Where did this passion come from?

Well, Bhatt’s family only allowed him to watch National Geographic and the Discovery Channel on television. He watched every episode. (He admits his schoolwork suffered).

“Driven” is definitely the best word to describe this intrepid inventor.

After all, when Bhatt isn’t driving himself forward on the design board, he’s driving passengers for ride-sharing firms Uber and Lyft. That’s where I met Bhatt, when he drove me to the airport in early April. We later met up with another D.C.-area resident who Bhatt had driven, an Anglo-American filmmaker, Kathy Sorley.

Unlike some Uber or Lyft drivers, however, Bhatt has no complaints about his work. Without the ability to turn on his app and find riders, the inventor says, he would be unable to focus on his true passion.
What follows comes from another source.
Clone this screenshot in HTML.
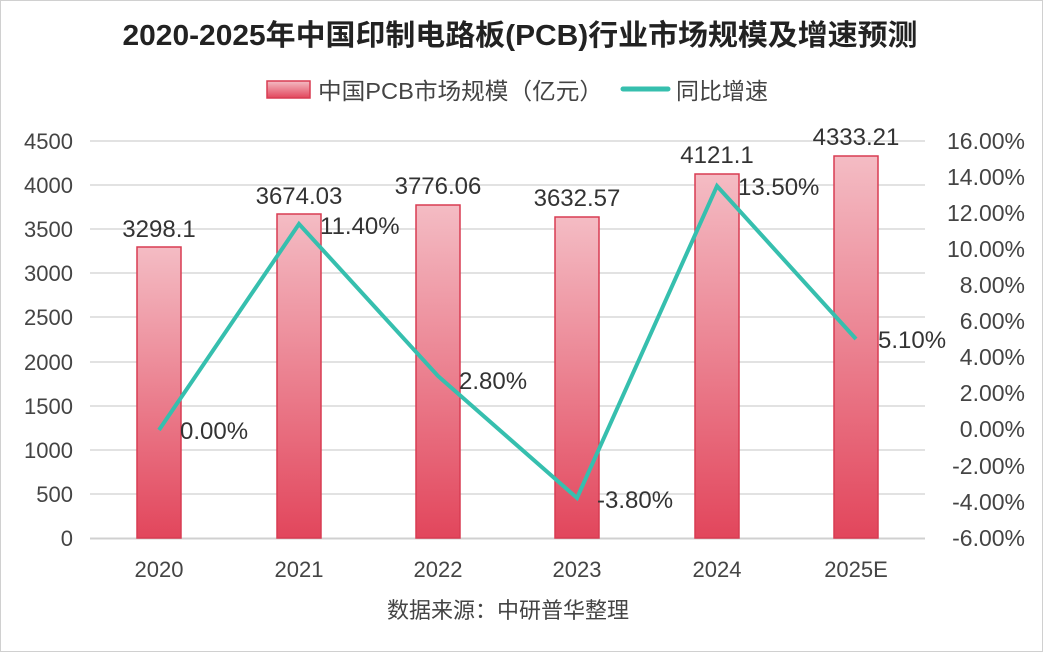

Bhatt seems to enjoy the synchronicity of driving in an innovative industry as he pursues his own passenger-focused innovations.

And that takes us back to the “frones.”

Always obsessed with the sky, Bhatt’s first aerial invention was a motorcycle engine-driven ultra-light aircraft he built at 16 years old. While the invention gained national attention in the Nepali press, Bhatt’s aspirations were restrained by regulation: Nepal’s government wouldn’t allow him to test his aircraft. The photos below show the effort the auspicious 16 year old went to.

To some degree, Bhatt faces that same challenge today.

Respectful of U.S. federal regulations restricting the operation of drones, the inventor has kept his frone plans on the drawing board. That said, Bhatt insists his prototype designs are groundbreaking. They will, he says, be able to pick up those drowning in rough water, or stranded in the high Himalayas, or even soldiers wounded on the battlefield. “I think,” Bhatt says in typically understated terms, “the families [of the rescued] might like that.”

The understatedness speaks to Bhatt’s character.

Although exceptionally bright (he lost me when discussing advanced aerodynamics and explaining his hobby of reading manuals!), Bhatt speaks in soft, purposeful sentences and is at pains to disabuse any notion of profit motive. Instead, his is a personal quest. As he left Nepal, Bhatt’s father told him, “You’re going to America to fly, but try to touch the stars.”

“It took me a long time to truly understand what my father meant,” Bhatt tells me, “but now I do.”

Namely, that America isn’t just a place of limitless dreams, it’s a place where such dreams can be made reality. And whenever Bhatt struggles with a technical issue he pushes it to the back of his mind confident that “I solve everything in my dreams.” In these early hours when most of us are deep in our REM cycles, Bhatt is in and out of sleep, jotting down new ideas and sketching design alterations. Then he’s back on the clock, finding fares on the road.

Bhatt is under no illusions of the challenges he faces, but his is a very American confidence. Asked whether his frone design has the power and structural reliability to pick up and carry multiple humans safely, Bhatt smiles.

“Yes.”

Will he succeed?

“I will try my best, and if I fail, then I will not have failed because I will know I have tried my best.”

In an era when the news often gets us down, Adhar Chandra Bhatt should inspire us to dream big.